Author: Jane A. Dwasi

What is an appropriate regulatory response to the enormous growth of pesticide use in developing countries?1 The question falls within the broader issue of how developing countries deal with the consequences of their application of technological packages to agricultural production. As developing countries step up efforts to improve agricultural production, there are rising concerns about the social and economic costs of their agricultural development in terms of the negative health and environmental impact that pesticides are or are likely to cause. Further, developed countries are concerned that adverse effects of pesticides may spill over to their consumers when they import and consume agricultural products on which pesticides have been applied in developing countries. It would be difficult to address the regulatory situation in all developing countries with regard to pesticides. Therefore, this Article focuses on Kenya and seeks to examine the extent to which Kenya's laws prevent, minimize, punish, or remedy consequences and actions involving pesticides. Law plays an enormously important role in protecting health and the environment from adverse consequences of pesticide technology, yet Kenya's existing laws have not provided effective protection to health and the environment from adverse impacts of pesticides.

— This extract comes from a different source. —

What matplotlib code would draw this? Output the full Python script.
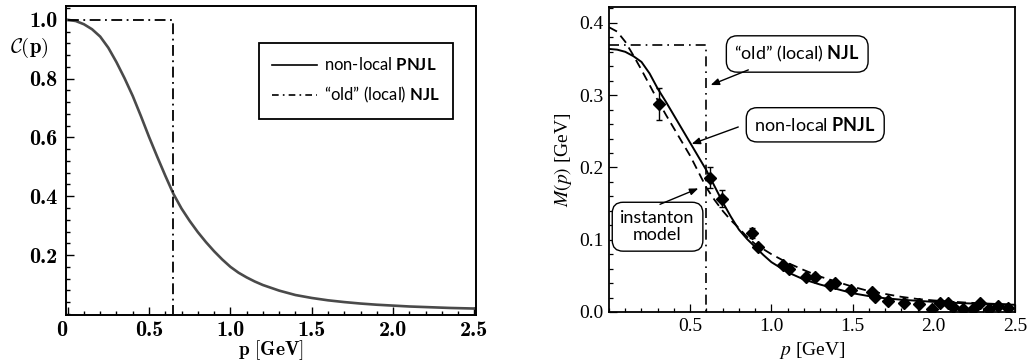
import os
import numpy as np
import matplotlib
matplotlib.use("Agg")
import matplotlib.pyplot as plt
from matplotlib.font_manager import FontProperties
from matplotlib.lines import Line2D
from matplotlib.ticker import MultipleLocator

plt.rcParams['mathtext.fontset'] = 'custom'
plt.rcParams['mathtext.rm'] = 'Lato'
plt.rcParams['mathtext.bf'] = 'Lato:bold'
plt.rcParams['mathtext.it'] = 'Lato:italic'

# ---------------- data ----------------
# left panel: C(p)
p_left = [0.0, 0.05, 0.1, 0.15, 0.2, 0.25, 0.3, 0.35, 0.4, 0.45, 0.5, 0.55, 0.6,
          0.65, 0.7, 0.75, 0.8, 0.85, 0.9, 0.95, 1.0, 1.05, 1.1, 1.15, 1.2, 1.3,
          1.4, 1.5, 1.6, 1.7, 1.8, 1.9, 2.0, 2.1, 2.2, 2.35, 2.5]
c_nonlocal = [1.0, 0.996, 0.985, 0.968, 0.943, 0.905, 0.856, 0.801, 0.741, 0.673, 0.602,
              0.535, 0.470, 0.408, 0.358, 0.316, 0.278, 0.244, 0.213, 0.185, 0.160,
              0.140, 0.124, 0.110, 0.098, 0.079, 0.064, 0.054, 0.046, 0.040, 0.035,
              0.031, 0.028, 0.025, 0.023, 0.020, 0.018]
njl_left_p = [0.0, 0.65, 0.65]
njl_left_c = [1.0, 1.0, 0.0]

# right panel: M(p)
p_solid = [0.0, 0.05, 0.1, 0.15, 0.2, 0.25, 0.3, 0.35, 0.4, 0.45, 0.5, 0.55, 0.6, 0.65,
           0.7, 0.75, 0.8, 0.85, 0.9, 0.95, 1.0, 1.1, 1.2, 1.3, 1.4, 1.5, 1.6, 1.7,
           1.8, 2.0, 2.2, 2.5]
m_pnjl = [0.364, 0.363, 0.360, 0.354, 0.346, 0.330, 0.309, 0.291, 0.272, 0.253, 0.234,
          0.215, 0.196, 0.174, 0.152, 0.132, 0.114, 0.101, 0.090, 0.079, 0.069, 0.055,
          0.045, 0.038, 0.032, 0.026, 0.022, 0.019, 0.017, 0.014, 0.012, 0.010]
p_dash = [0.0, 0.05, 0.1, 0.15, 0.2, 0.25, 0.3, 0.35, 0.4, 0.45, 0.5, 0.55, 0.6, 0.65,
          0.7, 0.75, 0.8, 0.85, 0.9, 0.95, 1.0, 1.1, 1.2, 1.3, 1.4, 1.5, 1.6, 1.7,
          1.8, 1.9, 2.0, 2.2, 2.5]
m_instanton = [0.394, 0.388, 0.374, 0.355, 0.335, 0.314, 0.293, 0.273, 0.254, 0.235,
               0.216, 0.194, 0.172, 0.155, 0.140, 0.127, 0.116, 0.104, 0.094, 0.087,
               0.080, 0.068, 0.058, 0.049, 0.042, 0.035, 0.029, 0.025, 0.021, 0.018,
               0.016, 0.013, 0.010]
njl_right_p = [0.0, 0.6, 0.6]
njl_right_m = [0.37, 0.37, 0.0]

lat_p = [0.31, 0.622, 0.694, 0.879, 0.92, 1.073, 1.11, 1.213, 1.268, 1.361, 1.392,
         1.49, 1.617, 1.638, 1.716, 1.818, 1.911, 1.987, 2.038, 2.09, 2.12, 2.18,
         2.243, 2.285, 2.34, 2.397, 2.459]
lat_m = [0.288, 0.186, 0.157, 0.109, 0.0895, 0.065, 0.060, 0.049, 0.049, 0.037, 0.040,
         0.031, 0.028, 0.021, 0.0157, 0.012, 0.0111, 0.004, 0.012, 0.012, 0.0065, 0.004,
         0.004, 0.012, 0.004, 0.0077, 0.0055]
lat_err = [0.022, 0.015, 0.012, 0.007, 0.003, 0.003, 0.003, 0.003, 0.003, 0.003, 0.003,
           0.003, 0.003, 0.003, 0.003, 0.003, 0.003, 0.003, 0.003, 0.003, 0.003, 0.003,
           0.003, 0.003, 0.003, 0.003, 0.003]

xticks_left = [0, 0.5, 1.0, 1.5, 2.0, 2.5]
xticklabels_left = ['0', '0.5', '1.0', '1.5', '2.0', '2.5']
yticks_left = [0.2, 0.4, 0.6, 0.8, 1.0]
yticklabels_left = ['0.2', '0.4', '0.6', '0.8', '1.0']
xticks_right = [0.5, 1.0, 1.5, 2.0, 2.5]
xticklabels_right = ['0.5', '1.0', '1.5', '2.0', '2.5']
yticks_right = [0.0, 0.1, 0.2, 0.3, 0.4]
yticklabels_right = ['0.0', '0.1', '0.2', '0.3', '0.4']

# ---------------- figure ----------------
fig = plt.figure(figsize=(10.27, 3.63), dpi=100)

cmb = os.path.join(matplotlib.get_data_path(), 'fonts', 'ttf', 'cmb10.ttf')
fp_cmb = FontProperties(fname=cmb, size=16)

# ---- left ----
axL = fig.add_axes([0.0643, 0.1322, 0.3992, 0.8512])
axL.plot(p_left, c_nonlocal, color='#4a4a4a', lw=1.9, solid_joinstyle='round')
axL.plot(njl_left_p, njl_left_c, color='black', lw=1.3, ls=(0, (6, 2.5, 1, 2.5)))
axL.set_xlim(-0.01, 2.51)
axL.set_ylim(-0.004, 1.047)
axL.set_xticks(xticks_left)
axL.set_xticklabels(xticklabels_left, fontproperties=fp_cmb)
axL.set_yticks(yticks_left)
axL.set_yticklabels(yticklabels_left, fontproperties=fp_cmb)
axL.get_xticklabels()[0].set_horizontalalignment('right')
axL.xaxis.set_minor_locator(MultipleLocator(0.1))
axL.yaxis.set_minor_locator(MultipleLocator(0.04))
axL.tick_params(which='both', direction='in', top=False, right=False, width=1.0)
axL.tick_params(which='major', length=6)
axL.tick_params(axis='x', which='major', pad=4)
axL.tick_params(axis='y', which='major', pad=6)
axL.tick_params(which='minor', length=3)
for s in axL.spines.values():
    s.set_linewidth(1.4)
axL.set_xlabel(r'$\mathbf{p\ [GeV]}$', fontsize=14, math_fontfamily='cm', labelpad=-1)
fig.text(29 / 1027, 1 - 48 / 363, r'$\mathcal{C}(\mathbf{p})$', fontsize=15,
         math_fontfamily='cm', ha='center', va='center')

leg_fp = FontProperties(family='Lato', size=12, math_fontfamily='custom')
handles = [Line2D([], [], color='black', lw=1.2),
           Line2D([], [], color='black', lw=1.2, ls=(0, (4, 2.5, 1, 2.5)))]
labels = [r'non-local $\mathbf{PNJL}$', r'“old” (local) $\mathbf{NJL}$']
leg = axL.legend(handles, labels, loc='upper right', bbox_to_anchor=(0.944, 0.880),
                 prop=leg_fp, frameon=True, fancybox=False, edgecolor='black',
                 framealpha=1, handlelength=2.7, handletextpad=0.4,
                 borderpad=0.8, labelspacing=0.7, borderaxespad=0)
leg.get_frame().set_linewidth(1.3)

# ---- right ----
axR = fig.add_axes([0.593, 0.1405, 0.3953, 0.8402])
axR.plot(p_solid, m_pnjl, color='black', lw=1.4, solid_joinstyle='round')
axR.plot(p_dash, m_instanton, color='black', lw=1.3, ls=(0, (5, 3)))
axR.plot(njl_right_p, njl_right_m, color='black', lw=1.2, ls=(0, (6, 3, 1, 3)))
axR.errorbar(lat_p, lat_m, yerr=lat_err, fmt='D', color='black', ms=6.5,
             elinewidth=1.0, capsize=2.5, capthick=1.0)
axR.set_xlim(0, 2.5)
axR.set_ylim(0, 0.422)
axR.set_xticks(xticks_right)
axR.set_xticklabels(xticklabels_right, family='Liberation Serif', fontsize=14)
axR.set_yticks(yticks_right)
axR.set_yticklabels(yticklabels_right, family='Liberation Serif', fontsize=14)
axR.xaxis.set_minor_locator(MultipleLocator(0.1))
axR.yaxis.set_minor_locator(MultipleLocator(0.02))
axR.tick_params(which='both', direction='in', top=False, right=False, width=0.9)
axR.tick_params(which='major', length=6, pad=4)
axR.tick_params(which='minor', length=3)
for s in axR.spines.values():
    s.set_linewidth(1.3)
axR.set_xlabel(r'$p$ [GeV]', family='Liberation Serif', fontsize=14,
               math_fontfamily='stix', labelpad=4)
axR.set_ylabel(r'$M(p)$ [GeV]', family='Liberation Serif', fontsize=14,
               math_fontfamily='stix', labelpad=4)

box = dict(boxstyle='round,pad=0.45,rounding_size=0.6', fc='white', ec='black', lw=1.0)
ann_fp = dict(family='Lato', fontsize=13, math_fontfamily='custom')
axR.text(1.159, 0.357, r'“old” (local) $\mathbf{NJL}$', ha='center', va='center',
         bbox=box, **ann_fp)
axR.text(1.270, 0.259, r'non-local $\mathbf{PNJL}$', ha='center', va='center',
         bbox=box, **ann_fp)
axR.text(0.299, 0.118, 'instanton\nmodel', ha='center', va='center',
         linespacing=1.05, bbox=box, **ann_fp)
arrow = dict(arrowstyle='-|>,head_length=0.5,head_width=0.2', color='black', lw=1.0,
             shrinkA=0, shrinkB=0)
axR.annotate('', xy=(0.626, 0.314), xytext=(0.858, 0.335), arrowprops=arrow)
axR.annotate('', xy=(0.509, 0.2325), xytext=(0.796, 0.256), arrowprops=arrow)
axR.annotate('', xy=(0.55, 0.171), xytext=(0.314, 0.149), arrowprops=arrow)

fig.savefig('out.png', dpi=100)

This Article is not an attack on pesticides or pesticide use as such. What the Article calls for is a rational use of pesticides that allows for consideration of the actual and potential detriments. The Article is not intended to blame Kenya or to highlight its failure in the area of health and environmental protection. Rather, it serves as an example of the kinds of measures a developing country can take to deal with negative consequences of development. After providing a background of pesticide use in Kenya, the Article examines Kenya's laws that are intended to regulate pesticides and laws that are intended for other purposes but have relevance to pesticides. This examination demonstrates that although law would play an enormously important role in protecting health and the environment from adverse consequences of the pesticide technology, Kenya's existing laws have not provided effective protection to health and the environment from adverse impacts of pesticides. The Article also looks at the various international treaties and agreements that regulate the use of pesticides. They too are inadequate for purposes of regulating pesticides in Kenya. The Article then looks at a recently enacted law, the Environmental Management and Coordination Act, that gives hope that pesticides will be better regulated in the country. The Article concludes with a number of suggestions for the improvement of existing laws and their enforcement machinery, including legal reform and the creation of supportive tools and mechanisms. Any measures taken, however, must be suitable to the circumstances of the people of Kenya.

Jane Dwasi is a Visiting Scholar at the Environmental Law Institute where she has focused on the constitutional and statutory protection of the environment, environmental rights of indigenous communities, and environmental advocacy tools for indigenous communities. She holds numerous law degrees from Kenya as well as the United States, including an S.J.D. and a Master of Laws from the University of Wisconsin Law School and a Diploma in Law from the Kenya School of Law. Prior to working at ELI, she was a research assistant for the National Center for Agricultural Law Research and Information in Fayetteville. Arkansas; an attorney for M/S Mereka & Co. in Nairobi. Kenya; and a research attorney for the Kenya Federation of Women Lawyers in Nairobi, Kenya.